• _RECORDS SUPPLIED_:

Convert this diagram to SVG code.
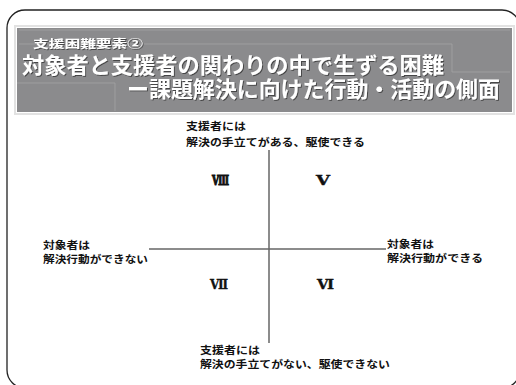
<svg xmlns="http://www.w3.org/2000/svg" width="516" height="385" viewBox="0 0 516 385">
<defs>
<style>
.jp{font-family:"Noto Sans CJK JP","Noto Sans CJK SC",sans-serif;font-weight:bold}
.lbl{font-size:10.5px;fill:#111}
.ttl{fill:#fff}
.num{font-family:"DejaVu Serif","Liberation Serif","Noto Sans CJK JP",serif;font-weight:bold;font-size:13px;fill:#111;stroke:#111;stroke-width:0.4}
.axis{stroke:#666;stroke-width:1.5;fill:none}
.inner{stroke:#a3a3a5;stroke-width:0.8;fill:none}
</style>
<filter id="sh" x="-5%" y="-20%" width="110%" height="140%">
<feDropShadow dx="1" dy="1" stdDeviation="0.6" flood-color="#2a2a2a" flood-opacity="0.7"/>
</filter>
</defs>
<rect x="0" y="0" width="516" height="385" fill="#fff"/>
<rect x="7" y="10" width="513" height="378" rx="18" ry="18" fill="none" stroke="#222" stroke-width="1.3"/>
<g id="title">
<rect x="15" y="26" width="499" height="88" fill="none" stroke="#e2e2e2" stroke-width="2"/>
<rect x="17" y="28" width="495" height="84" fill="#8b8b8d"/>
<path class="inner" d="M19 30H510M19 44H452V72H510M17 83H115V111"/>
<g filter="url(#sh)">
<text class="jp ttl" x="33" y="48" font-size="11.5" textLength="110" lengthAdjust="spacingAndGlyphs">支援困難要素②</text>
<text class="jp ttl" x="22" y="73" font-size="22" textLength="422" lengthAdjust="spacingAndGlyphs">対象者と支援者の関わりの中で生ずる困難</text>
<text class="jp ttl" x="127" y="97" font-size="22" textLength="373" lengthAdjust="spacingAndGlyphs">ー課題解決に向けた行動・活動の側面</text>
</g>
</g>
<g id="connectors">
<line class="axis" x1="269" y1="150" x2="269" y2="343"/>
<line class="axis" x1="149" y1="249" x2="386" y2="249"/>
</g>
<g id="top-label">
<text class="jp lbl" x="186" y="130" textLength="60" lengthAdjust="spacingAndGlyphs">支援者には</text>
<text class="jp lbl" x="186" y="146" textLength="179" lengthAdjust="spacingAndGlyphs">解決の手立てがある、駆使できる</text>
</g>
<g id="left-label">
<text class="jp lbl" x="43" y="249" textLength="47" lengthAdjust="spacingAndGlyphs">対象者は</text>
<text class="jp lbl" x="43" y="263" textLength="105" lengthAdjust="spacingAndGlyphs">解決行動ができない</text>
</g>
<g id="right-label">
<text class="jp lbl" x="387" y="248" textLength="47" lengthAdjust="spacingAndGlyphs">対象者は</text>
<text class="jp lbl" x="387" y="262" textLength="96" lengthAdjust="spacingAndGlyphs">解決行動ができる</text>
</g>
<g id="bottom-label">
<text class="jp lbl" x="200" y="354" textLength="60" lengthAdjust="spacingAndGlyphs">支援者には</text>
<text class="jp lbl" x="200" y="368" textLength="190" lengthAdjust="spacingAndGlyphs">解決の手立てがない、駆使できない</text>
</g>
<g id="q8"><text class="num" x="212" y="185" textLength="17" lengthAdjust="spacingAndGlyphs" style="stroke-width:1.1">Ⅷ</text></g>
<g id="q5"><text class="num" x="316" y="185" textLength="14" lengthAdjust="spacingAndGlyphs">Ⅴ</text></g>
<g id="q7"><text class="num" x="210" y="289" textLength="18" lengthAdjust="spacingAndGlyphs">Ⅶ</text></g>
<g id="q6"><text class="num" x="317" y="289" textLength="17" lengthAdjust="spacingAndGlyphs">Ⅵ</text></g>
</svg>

* * *

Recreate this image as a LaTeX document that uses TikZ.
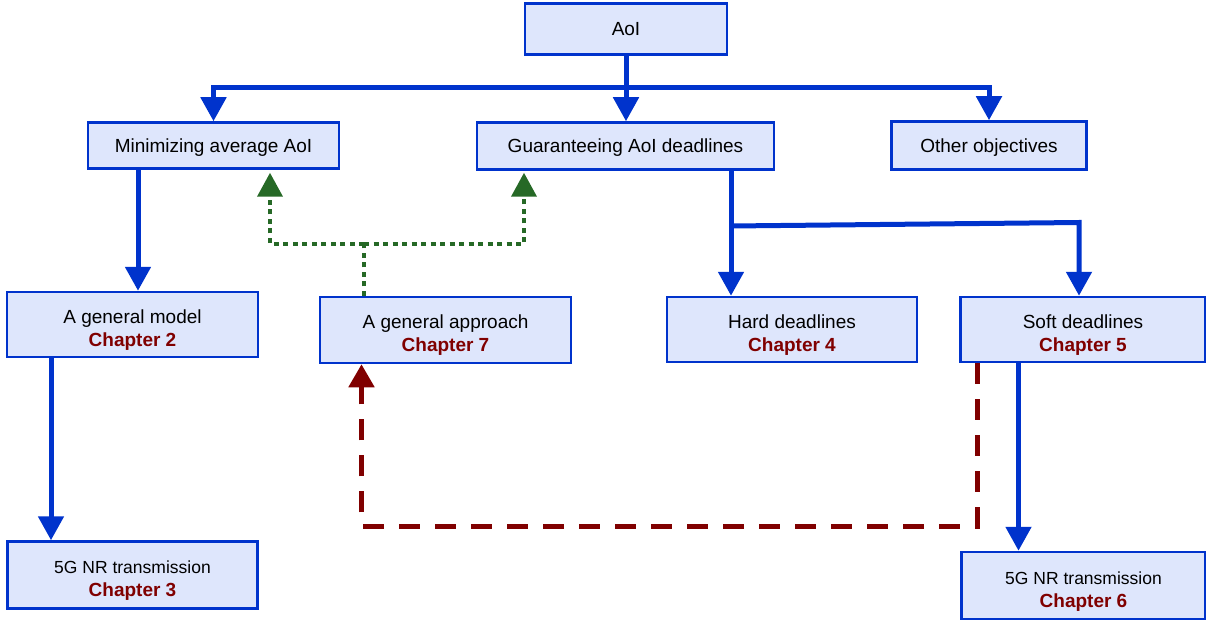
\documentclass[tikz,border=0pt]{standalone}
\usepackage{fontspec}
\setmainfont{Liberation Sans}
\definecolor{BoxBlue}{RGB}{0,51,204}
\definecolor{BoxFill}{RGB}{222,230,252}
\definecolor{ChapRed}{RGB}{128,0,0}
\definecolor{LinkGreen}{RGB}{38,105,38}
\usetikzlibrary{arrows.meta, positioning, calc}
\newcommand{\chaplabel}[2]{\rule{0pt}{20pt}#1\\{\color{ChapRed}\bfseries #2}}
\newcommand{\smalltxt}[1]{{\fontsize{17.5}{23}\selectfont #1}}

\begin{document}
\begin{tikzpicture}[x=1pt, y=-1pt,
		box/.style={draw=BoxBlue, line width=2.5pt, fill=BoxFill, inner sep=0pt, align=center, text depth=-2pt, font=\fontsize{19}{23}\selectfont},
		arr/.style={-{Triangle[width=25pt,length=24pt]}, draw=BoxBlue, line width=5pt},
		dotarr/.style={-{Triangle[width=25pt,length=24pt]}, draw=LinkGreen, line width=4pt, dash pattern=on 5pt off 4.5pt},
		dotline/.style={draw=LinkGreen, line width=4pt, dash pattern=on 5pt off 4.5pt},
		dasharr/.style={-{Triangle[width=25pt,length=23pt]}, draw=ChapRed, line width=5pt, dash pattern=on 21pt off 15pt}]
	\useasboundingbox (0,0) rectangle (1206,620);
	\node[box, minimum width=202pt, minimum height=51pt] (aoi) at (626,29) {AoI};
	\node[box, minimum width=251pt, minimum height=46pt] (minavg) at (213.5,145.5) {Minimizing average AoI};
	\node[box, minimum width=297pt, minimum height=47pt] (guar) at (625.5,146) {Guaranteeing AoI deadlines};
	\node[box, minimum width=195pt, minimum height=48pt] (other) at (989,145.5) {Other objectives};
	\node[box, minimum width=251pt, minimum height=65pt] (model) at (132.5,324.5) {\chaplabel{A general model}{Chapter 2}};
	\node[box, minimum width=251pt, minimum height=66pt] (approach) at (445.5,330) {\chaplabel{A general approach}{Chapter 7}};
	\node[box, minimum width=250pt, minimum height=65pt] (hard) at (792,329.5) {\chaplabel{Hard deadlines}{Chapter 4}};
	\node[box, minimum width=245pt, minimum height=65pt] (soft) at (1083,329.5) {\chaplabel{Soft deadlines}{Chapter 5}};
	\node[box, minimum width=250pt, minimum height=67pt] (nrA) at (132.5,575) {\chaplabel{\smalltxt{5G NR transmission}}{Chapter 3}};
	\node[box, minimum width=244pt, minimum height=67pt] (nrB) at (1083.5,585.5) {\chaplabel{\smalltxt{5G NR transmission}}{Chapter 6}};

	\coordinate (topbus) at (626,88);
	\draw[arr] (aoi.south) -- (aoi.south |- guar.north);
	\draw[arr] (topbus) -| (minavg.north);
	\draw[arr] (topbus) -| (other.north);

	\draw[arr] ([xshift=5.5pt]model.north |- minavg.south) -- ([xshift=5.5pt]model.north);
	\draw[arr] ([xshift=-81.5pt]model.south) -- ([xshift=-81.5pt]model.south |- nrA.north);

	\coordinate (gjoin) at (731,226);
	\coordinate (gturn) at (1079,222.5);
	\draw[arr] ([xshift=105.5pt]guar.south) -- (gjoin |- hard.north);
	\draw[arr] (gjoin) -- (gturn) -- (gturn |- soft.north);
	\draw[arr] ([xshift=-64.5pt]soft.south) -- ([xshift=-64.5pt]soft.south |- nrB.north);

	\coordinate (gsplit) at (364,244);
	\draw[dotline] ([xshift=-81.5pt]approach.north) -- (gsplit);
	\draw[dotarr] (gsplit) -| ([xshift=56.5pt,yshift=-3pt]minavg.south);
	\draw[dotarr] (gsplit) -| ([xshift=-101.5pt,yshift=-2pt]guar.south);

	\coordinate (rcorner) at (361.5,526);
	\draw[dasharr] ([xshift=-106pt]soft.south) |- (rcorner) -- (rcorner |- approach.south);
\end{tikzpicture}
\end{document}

--

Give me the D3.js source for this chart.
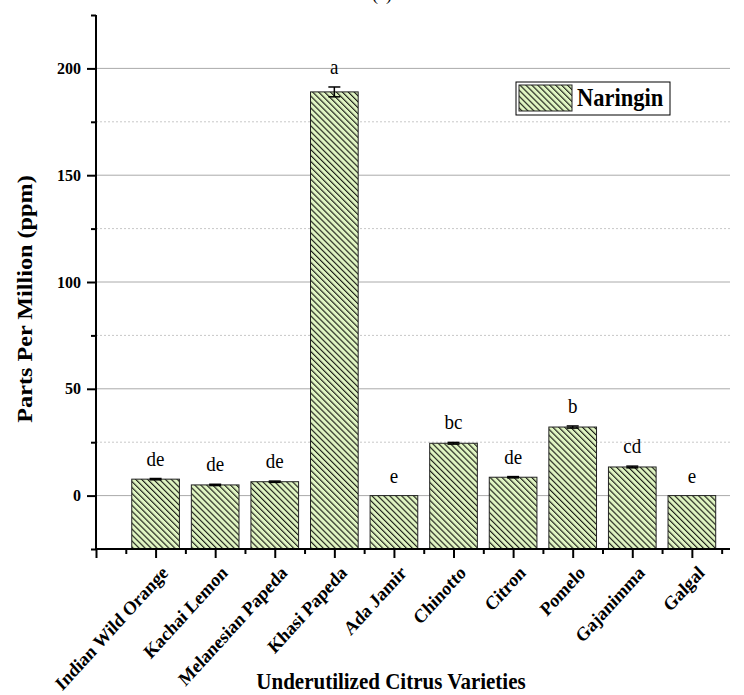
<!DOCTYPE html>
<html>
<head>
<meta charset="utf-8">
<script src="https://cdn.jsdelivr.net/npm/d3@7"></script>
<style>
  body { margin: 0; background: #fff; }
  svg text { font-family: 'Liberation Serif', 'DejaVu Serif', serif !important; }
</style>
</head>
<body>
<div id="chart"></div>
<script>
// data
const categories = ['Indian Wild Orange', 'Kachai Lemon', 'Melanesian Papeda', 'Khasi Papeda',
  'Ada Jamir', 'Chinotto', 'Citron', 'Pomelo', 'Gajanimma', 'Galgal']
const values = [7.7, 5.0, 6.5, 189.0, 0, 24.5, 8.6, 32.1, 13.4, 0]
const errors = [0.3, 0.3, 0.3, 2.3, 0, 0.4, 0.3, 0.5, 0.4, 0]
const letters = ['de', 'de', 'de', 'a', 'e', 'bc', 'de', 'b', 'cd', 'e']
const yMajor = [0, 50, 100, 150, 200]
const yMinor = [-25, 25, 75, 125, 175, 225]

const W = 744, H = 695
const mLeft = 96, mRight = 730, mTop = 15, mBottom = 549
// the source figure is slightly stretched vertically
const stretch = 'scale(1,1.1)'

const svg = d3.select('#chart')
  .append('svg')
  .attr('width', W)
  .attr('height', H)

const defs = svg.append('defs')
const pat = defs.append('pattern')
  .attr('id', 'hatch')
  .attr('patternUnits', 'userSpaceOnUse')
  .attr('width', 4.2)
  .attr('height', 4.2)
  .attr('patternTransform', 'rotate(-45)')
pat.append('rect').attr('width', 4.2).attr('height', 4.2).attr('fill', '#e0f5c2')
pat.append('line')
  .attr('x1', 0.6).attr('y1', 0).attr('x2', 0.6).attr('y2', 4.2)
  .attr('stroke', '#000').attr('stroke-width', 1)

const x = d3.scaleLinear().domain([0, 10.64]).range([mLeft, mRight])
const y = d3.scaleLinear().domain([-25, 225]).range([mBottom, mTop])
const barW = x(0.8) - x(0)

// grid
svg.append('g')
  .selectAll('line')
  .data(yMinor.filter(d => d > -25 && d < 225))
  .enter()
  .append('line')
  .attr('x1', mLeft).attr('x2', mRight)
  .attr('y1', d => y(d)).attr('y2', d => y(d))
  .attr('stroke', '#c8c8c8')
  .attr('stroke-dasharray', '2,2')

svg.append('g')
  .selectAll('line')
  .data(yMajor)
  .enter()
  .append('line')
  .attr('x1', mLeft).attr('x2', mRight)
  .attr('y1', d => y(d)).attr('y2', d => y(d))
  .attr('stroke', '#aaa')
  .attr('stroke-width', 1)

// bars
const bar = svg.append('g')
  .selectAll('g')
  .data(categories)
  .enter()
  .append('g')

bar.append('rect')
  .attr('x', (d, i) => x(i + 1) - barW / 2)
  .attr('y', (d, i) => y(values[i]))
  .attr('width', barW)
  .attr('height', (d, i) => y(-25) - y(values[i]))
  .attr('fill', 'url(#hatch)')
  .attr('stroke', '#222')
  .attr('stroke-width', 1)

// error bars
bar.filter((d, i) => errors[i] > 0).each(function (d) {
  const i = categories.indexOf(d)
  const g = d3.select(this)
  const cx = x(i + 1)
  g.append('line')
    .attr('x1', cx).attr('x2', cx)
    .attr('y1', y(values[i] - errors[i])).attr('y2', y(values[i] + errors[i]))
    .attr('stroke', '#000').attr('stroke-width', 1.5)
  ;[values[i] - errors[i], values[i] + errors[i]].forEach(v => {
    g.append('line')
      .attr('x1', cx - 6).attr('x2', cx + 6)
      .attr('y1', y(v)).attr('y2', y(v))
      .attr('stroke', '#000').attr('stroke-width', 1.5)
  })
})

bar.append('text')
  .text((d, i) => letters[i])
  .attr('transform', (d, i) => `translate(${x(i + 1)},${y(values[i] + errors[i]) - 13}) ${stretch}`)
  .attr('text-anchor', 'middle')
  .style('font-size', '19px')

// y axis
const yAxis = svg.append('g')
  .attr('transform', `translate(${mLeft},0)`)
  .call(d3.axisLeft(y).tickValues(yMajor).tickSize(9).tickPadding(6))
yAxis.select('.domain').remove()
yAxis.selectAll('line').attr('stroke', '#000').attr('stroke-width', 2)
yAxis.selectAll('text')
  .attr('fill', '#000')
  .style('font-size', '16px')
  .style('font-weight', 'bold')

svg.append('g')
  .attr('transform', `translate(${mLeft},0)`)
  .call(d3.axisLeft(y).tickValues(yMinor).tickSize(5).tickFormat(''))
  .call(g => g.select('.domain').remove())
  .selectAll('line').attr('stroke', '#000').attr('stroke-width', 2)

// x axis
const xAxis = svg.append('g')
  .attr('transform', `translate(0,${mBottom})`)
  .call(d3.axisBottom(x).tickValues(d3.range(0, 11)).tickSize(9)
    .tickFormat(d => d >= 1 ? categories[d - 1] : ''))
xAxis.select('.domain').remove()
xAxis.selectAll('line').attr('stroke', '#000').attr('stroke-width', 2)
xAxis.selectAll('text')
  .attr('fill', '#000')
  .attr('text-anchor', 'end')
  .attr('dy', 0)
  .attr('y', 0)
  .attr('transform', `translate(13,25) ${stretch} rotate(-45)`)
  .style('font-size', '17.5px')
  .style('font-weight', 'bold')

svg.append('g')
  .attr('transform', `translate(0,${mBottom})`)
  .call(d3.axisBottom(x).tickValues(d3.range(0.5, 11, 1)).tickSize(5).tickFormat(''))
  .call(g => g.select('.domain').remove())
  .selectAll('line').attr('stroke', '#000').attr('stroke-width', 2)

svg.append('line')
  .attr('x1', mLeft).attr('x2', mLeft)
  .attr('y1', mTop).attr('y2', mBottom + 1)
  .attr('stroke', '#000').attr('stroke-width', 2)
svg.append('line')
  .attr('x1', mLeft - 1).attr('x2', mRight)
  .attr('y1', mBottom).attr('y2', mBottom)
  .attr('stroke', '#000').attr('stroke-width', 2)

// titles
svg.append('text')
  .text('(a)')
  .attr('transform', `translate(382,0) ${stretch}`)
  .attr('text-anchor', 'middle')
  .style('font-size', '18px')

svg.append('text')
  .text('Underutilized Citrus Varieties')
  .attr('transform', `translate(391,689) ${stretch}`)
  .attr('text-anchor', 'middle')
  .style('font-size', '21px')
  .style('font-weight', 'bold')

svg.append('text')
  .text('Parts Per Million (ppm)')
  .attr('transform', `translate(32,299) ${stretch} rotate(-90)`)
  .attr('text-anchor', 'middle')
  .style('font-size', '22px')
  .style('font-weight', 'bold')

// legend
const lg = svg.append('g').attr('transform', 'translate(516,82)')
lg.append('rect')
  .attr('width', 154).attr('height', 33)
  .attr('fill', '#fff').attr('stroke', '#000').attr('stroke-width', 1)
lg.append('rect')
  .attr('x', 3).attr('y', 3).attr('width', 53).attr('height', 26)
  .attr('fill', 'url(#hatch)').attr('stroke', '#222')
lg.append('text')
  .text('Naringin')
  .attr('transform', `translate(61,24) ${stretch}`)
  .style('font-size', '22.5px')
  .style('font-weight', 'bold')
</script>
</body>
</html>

• _DO THIS_: Locate the lines above that hold the word "source". Show every one of them.

• _EXERCISE RESULT_:
Give me the D3.js source for this chart.
// the source figure is slightly stretched vertically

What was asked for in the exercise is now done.